● **Task directions**:
Search the data for the word "React" and copy every line where it occurs.

● **Data extract**:
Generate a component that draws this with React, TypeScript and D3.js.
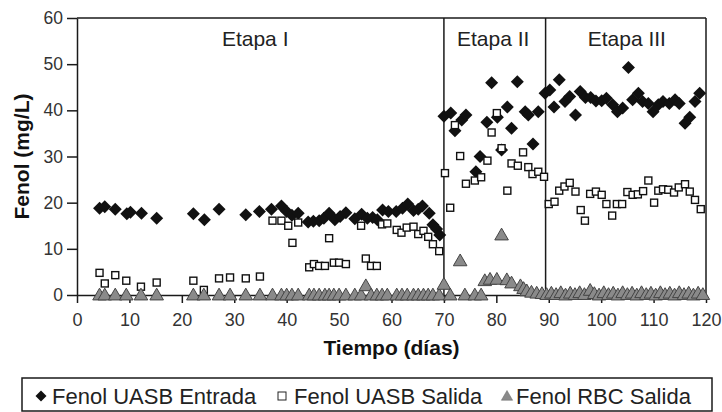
import React, { useEffect, useRef } from "react";
import * as d3 from "d3";

// Fenol UASB Entrada (rombos)
const entradaDia = [4.3, 5.3, 7.3, 9.5, 10.2, 12.3, 15.2, 22.2, 24.3, 27.1, 32.2, 34.8, 37.1, 39, 40, 41, 42.2, 44.1, 45.1, 46.2, 47.1, 48.1, 49.2, 50.2, 51.3, 53, 54.3, 55.4, 56.4, 57.3, 58.3, 59.4, 60.9, 62.1, 63.1, 64.2, 65.1, 65.9, 67.2, 67.9, 68.6, 69.2, 70, 71.3, 72.1, 73.4, 74.2, 76.1, 76.9, 78.2, 79.1, 80.2, 81, 82.1, 82.9, 84, 85.5, 86.1, 87, 88, 89.3, 90.2, 91, 92, 93.1, 94, 95.1, 96, 97, 98, 99, 100.1, 101, 102.2, 103.1, 104.1, 105.2, 106, 107.1, 107.9, 109, 109.9, 110.9, 111.8, 113, 114.1, 114.9, 116, 116.9, 117.9, 118.8];
const entradaVal = [18.8, 19.1, 18.6, 17.6, 17.9, 17.7, 16.6, 17.6, 16.3, 18.6, 17.4, 18.1, 18.6, 19.3, 18.1, 17.3, 17.7, 15.8, 16.0, 16.1, 16.6, 17.7, 16.3, 17.0, 17.8, 16.5, 17.5, 16.6, 16.8, 16.3, 18.4, 18.1, 18.1, 18.8, 19.7, 18.3, 18.6, 19.3, 17.7, 15.2, 14.3, 13.0, 38.7, 39.4, 35.6, 37.9, 39.0, 26.7, 30.0, 37.4, 46.0, 38.5, 31.4, 40.7, 36.1, 46.2, 39.7, 39.0, 32.7, 39.7, 43.7, 44.4, 40.7, 46.6, 41.9, 43.0, 39.0, 44.1, 42.8, 42.8, 42.0, 42.1, 42.6, 41.2, 39.7, 40.5, 49.3, 42.3, 43.7, 41.9, 41.5, 39.7, 41.2, 41.9, 41.5, 42.3, 41.5, 37.2, 38.5, 41.9, 43.7];

// Fenol UASB Salida (cuadrados)
const salidaDia = [4.3, 5.3, 7.3, 9.4, 12.2, 15.2, 22.2, 24.2, 27.1, 29.2, 32.2, 34.9, 37.3, 39, 40.3, 41.1, 42.2, 44.3, 45.2, 46.2, 47.3, 48.1, 49, 50, 51.3, 54.2, 55.1, 56.1, 57.2, 58.2, 59.2, 61, 61.9, 62.9, 64.2, 65.1, 66.1, 67, 67.9, 69.1, 70.2, 71.2, 72.1, 73.1, 74.2, 75.9, 77.1, 78.3, 79.1, 80.1, 81, 82.1, 82.9, 84.1, 85.1, 86.1, 86.9, 88, 89.1, 90, 91.1, 92, 93, 94, 95.1, 96.1, 96.9, 97.9, 99, 100.1, 101, 102.1, 103, 104, 105, 106, 107, 108, 109, 110.1, 110.9, 111.8, 112.8, 113.9, 114.8, 116, 116.9, 117.9, 119];
const salidaVal = [4.8, 2.5, 4.3, 3.1, 1.8, 2.7, 3.1, 1.1, 3.6, 3.8, 3.6, 4.0, 16.1, 16.1, 15.0, 11.3, 15.7, 6.0, 6.7, 6.3, 6.3, 12.3, 7.0, 7.0, 6.7, 15.0, 7.9, 6.3, 6.3, 15.3, 15.5, 14.1, 13.5, 14.6, 14.8, 13.2, 13.9, 12.6, 11.0, 9.5, 26.4, 18.9, 36.8, 30.1, 24.1, 24.8, 25.5, 29.1, 35.2, 39.4, 31.8, 22.6, 28.5, 28.0, 30.9, 27.7, 26.2, 26.7, 25.6, 19.7, 20.2, 22.6, 23.5, 24.3, 22.4, 18.4, 16.1, 21.9, 22.4, 21.7, 19.7, 17.2, 19.7, 19.7, 22.3, 21.7, 21.8, 22.5, 24.8, 20.0, 22.6, 22.9, 22.8, 22.2, 23.3, 24.0, 22.4, 20.6, 18.6];

// Fenol RBC Salida (triangulos)
const rbcDia = [4.3, 5.3, 7.3, 9.4, 12.2, 15.2, 22.2, 24.2, 27.1, 29.2, 32.2, 34.9, 37.3, 39, 40, 41, 42.2, 44.3, 45.2, 46.2, 47.3, 48.1, 49, 50, 51.3, 53, 54.2, 55.1, 56.1, 57.2, 58.2, 59.2, 61, 62, 63, 64.2, 65.1, 66.1, 67, 67.9, 69.1, 70, 71.2, 73.1, 74, 75.9, 77.1, 77.8, 78.8, 80.1, 81, 82, 82.9, 84.6, 85.2, 85.8, 86.7, 87.7, 88.7, 89.6, 90.5, 91.4, 92.3, 93.2, 94.1, 95, 95.9, 96.8, 97.9, 98.7, 99.6, 100.5, 101.4, 102.3, 103.2, 104.1, 105, 105.9, 106.8, 107.7, 108.6, 109.5, 110.4, 111.3, 112.2, 113.1, 114, 114.9, 115.8, 116.7, 117.6, 118.5, 119.4];
const rbcVal = [0, 0, 0, 0, 0, 0, 0, 0, 0, 0, 0, 0, 0, 0, 0, 0, 0, 0, 0, 0, 0, 0, 0, 0, 0, 0, 0, 2.0, 0, 0, 0, 0, 0, 0, 0, 0, 0, 0, 0, 0, 0, 2.3, 0, 7.4, 0, 0, 0, 3.1, 3.4, 3.4, 13.0, 3.3, 2.6, 2.0, 1.4, 0.9, 0.6, 0.4, 0.3, 0.1, 0.4, 0.1, 0.5, 0.0, 0.4, 0.1, 0.5, 0.1, 1.0, 0.3, 0.0, 0.5, 0.1, 0.4, 0.0, 0.5, 0.1, 0.4, 0.0, 0.5, 0.1, 0.4, 0.0, 0.5, 0.1, 0.4, 0.0, 0.5, 0.1, 0.4, 0.0, 0.4, 0.1];

const xTicks = [0, 10, 20, 30, 40, 50, 60, 70, 80, 90, 100, 110, 120];
const yTicks = [0, 10, 20, 30, 40, 50, 60];

const etapas = ["Etapa I", "Etapa II", "Etapa III"];
const etapaCentro = [34, 79.4, 104.9];
const etapaLimites = [70, 89.4];

const leyenda = ["Fenol UASB Entrada", "Fenol UASB Salida", "Fenol RBC Salida"];

const FONT = "'Liberation Sans', Arial, Helvetica, sans-serif";

export default function App() {
  const ref = useRef<SVGSVGElement>(null);

  useEffect(() => {
    const svg = d3.select(ref.current);
    svg.selectAll("*").remove();

    const W = 722, H = 412;
    const margin = { top: 18, right: 16, bottom: 117, left: 77 };

    const x = d3.scaleLinear().domain([0, 120]).range([margin.left, W - margin.right]);
    const y = d3.scaleLinear().domain([0, 60]).range([H - margin.bottom, margin.top]);

    const ink = "#1a1a1a";

    // box top / right
    svg.append("line")
      .attr("x1", x(0)).attr("x2", x(120))
      .attr("y1", y(60)).attr("y2", y(60))
      .attr("stroke", ink).attr("stroke-width", 1.5);
    svg.append("line")
      .attr("x1", x(120)).attr("x2", x(120))
      .attr("y1", y(60)).attr("y2", y(0))
      .attr("stroke", ink).attr("stroke-width", 1.5);

    // stage separators
    svg.selectAll(".etapa-line")
      .data(etapaLimites)
      .enter()
      .append("line")
      .attr("x1", (d) => x(d)).attr("x2", (d) => x(d))
      .attr("y1", y(60)).attr("y2", y(0))
      .attr("stroke", ink).attr("stroke-width", 1.5);

    svg.selectAll(".etapa-txt")
      .data(etapas)
      .enter()
      .append("text")
      .attr("x", (d, i) => x(etapaCentro[i]))
      .attr("y", 46)
      .attr("text-anchor", "middle")
      .attr("font-family", FONT)
      .attr("font-size", 21)
      .attr("fill", "#222")
      .text((d) => d);

    // axes
    const yAxis = svg.append("g")
      .attr("transform", `translate(${x(0)},0)`)
      .call(d3.axisLeft(y).tickValues(yTicks).tickSize(10).tickSizeOuter(0).tickPadding(4));
    const xAxis = svg.append("g")
      .attr("transform", `translate(0,${y(0)})`)
      .call(d3.axisBottom(x).tickValues(xTicks).tickSize(8).tickSizeOuter(0).tickPadding(10));

    [yAxis, xAxis].forEach((g) => {
      g.selectAll("path, line").attr("stroke", ink).attr("stroke-width", 1.5);
      g.selectAll("text").attr("font-family", FONT).attr("fill", "#333");
    });
    yAxis.selectAll("text").attr("font-size", 17.5);
    xAxis.selectAll("text").attr("font-size", 18);

    // axis titles
    svg.append("text")
      .attr("transform", `translate(29,${(y(0) + y(60)) / 2}) rotate(-90)`)
      .attr("text-anchor", "middle")
      .attr("font-family", FONT)
      .attr("font-weight", "bold")
      .attr("font-size", 21)
      .attr("fill", "#111")
      .text("Fenol (mg/L)");
    svg.append("text")
      .attr("x", (x(0) + x(120)) / 2)
      .attr("y", 355)
      .attr("text-anchor", "middle")
      .attr("font-family", FONT)
      .attr("font-weight", "bold")
      .attr("font-size", 21)
      .attr("fill", "#111")
      .text("Tiempo (días)");

    const diamond = (r: number) => `M0,${-r}L${r},0L0,${r}L${-r},0Z`;
    const tri = d3.symbol().type(d3.symbolTriangle).size(80);

    // series
    const entrada = entradaDia.map((d, i) => [d, entradaVal[i]]);
    const salida = salidaDia.map((d, i) => [d, salidaVal[i]]);
    const rbc = rbcDia.map((d, i) => [d, rbcVal[i]]);

    svg.append("g").selectAll("path")
      .data(entrada)
      .enter()
      .append("path")
      .attr("d", diamond(6.5))
      .attr("transform", (d) => `translate(${x(d[0])},${y(d[1])})`)
      .attr("fill", "#111");

    svg.append("g").selectAll("rect")
      .data(salida)
      .enter()
      .append("rect")
      .attr("x", (d) => x(d[0]) - 3.5)
      .attr("y", (d) => y(d[1]) - 3.5)
      .attr("width", 7)
      .attr("height", 7)
      .attr("fill", "#fff")
      .attr("stroke", "#111")
      .attr("stroke-width", 1.4);

    svg.append("g").selectAll("path")
      .data(rbc)
      .enter()
      .append("path")
      .attr("d", tri)
      .attr("transform", (d) => `translate(${x(d[0])},${y(d[1]) + 1})`)
      .attr("fill", "#8a8a8a")
      .attr("stroke", "#444")
      .attr("stroke-width", 1);

    // legend
    const lg = svg.append("g");
    lg.append("rect")
      .attr("x", 22).attr("y", 378)
      .attr("width", 690).attr("height", 33)
      .attr("fill", "#fff")
      .attr("stroke", ink).attr("stroke-width", 1.5);

    const legX = [52, 294, 516];
    const legMarkX = [41, 282, 507];
    lg.selectAll("text")
      .data(leyenda)
      .enter()
      .append("text")
      .attr("x", (d, i) => legX[i])
      .attr("y", 403.5)
      .attr("font-family", FONT)
      .attr("font-size", 22)
      .attr("fill", "#222")
      .text((d) => d);

    lg.append("path")
      .attr("d", diamond(5.5))
      .attr("transform", `translate(${legMarkX[0]},396)`)
      .attr("fill", "#111");
    lg.append("rect")
      .attr("x", legMarkX[1] - 4).attr("y", 392)
      .attr("width", 8).attr("height", 8)
      .attr("fill", "#fff").attr("stroke", "#222").attr("stroke-width", 1);
    lg.append("path")
      .attr("d", d3.symbol().type(d3.symbolTriangle).size(55))
      .attr("transform", `translate(${legMarkX[2]},397)`)
      .attr("fill", "#8a8a8a")
      .attr("stroke", "#666").attr("stroke-width", 0.5);
  }, []);

  return (
    <svg
      ref={ref}
      width={722}
      height={412}
      style={{ position: "absolute", left: 0, top: 0, background: "#fff" }}
    />
  );
}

● **Result of the exercise**:
Generate a component that draws this with React, TypeScript and D3.js.
import React, { useEffect, useRef } from "react";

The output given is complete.